[Философ сознания Томас Нагель] однажды заявил, что мы психологически не способны поверить в редукционистские взгляды, даже если они верны. Так что я вкратце рассмотрю аргументы, которые приводил выше, а затем спрошу, могу ли я честно сказать, что верю в собственные выводы. Если я смогу, я буду полагать, что я не единственный; что еще хотя бы несколько человек смогут поверить в истину.
[Несколько страниц спустя] <…> Я рассмотрел главные аргументы в пользу редукционистского взгляда. Считаю ли я, что поверить в них невозможно?
Я считаю так. Я могу поверить в него на интеллектуальном или рефлексивном уровне. Я убежден аргументами в пользу этого взгляда. Но, скорее всего, на каком-то другом уровне у меня всегда будут сомнения <…>
Я подозреваю, что обзор моих аргументов не сможет полностью избавить меня от сомнений. На рефлексивном и интеллектуальном уровнях я буду убежден, что редукционистский взгляд верен. Но на каком-то более глубоком уровне я все еще буду склонен верить в то, что между некоторой будущей личностью, которая является мной и которая является кем-то еще, есть настоящая разница. Что-то подобное происходит, когда я смотрю из окна с верхушки небоскреба. Я знаю, что я в безопасности. Но, глядя вниз с такой головокружительной высоты, я боюсь. Я бы тоже испытывал иррациональный страх, если бы собирался нажать зеленую кнопку.

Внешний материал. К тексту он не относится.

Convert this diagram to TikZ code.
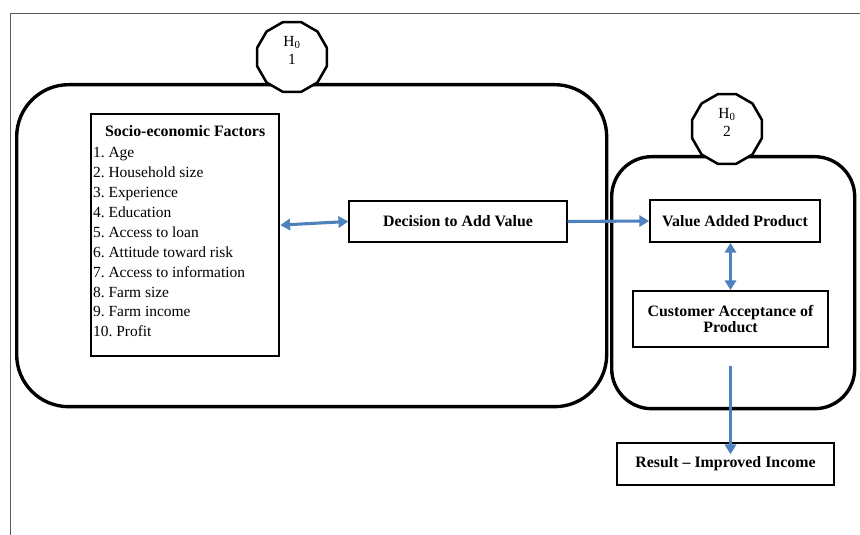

<…> Трудно быть искренне верным моим редукционистским выводам. Трудно поверить, что личностная идентичность – это не то, что имеет значение. Если завтра кто-то будет в агонии, трудно поверить, что вопрос, могу ли я ощущать эту агонию, не имеет смысла. И трудно поверить, что в шаге от потери сознания может не быть ответа на вопрос: «Я вот-вот умру?»
Должен сказать, что я нахожу готовность Парфита столкнуться со своими сомнениями и поделиться ими с читателями невероятно редкой и удивительно освежающей.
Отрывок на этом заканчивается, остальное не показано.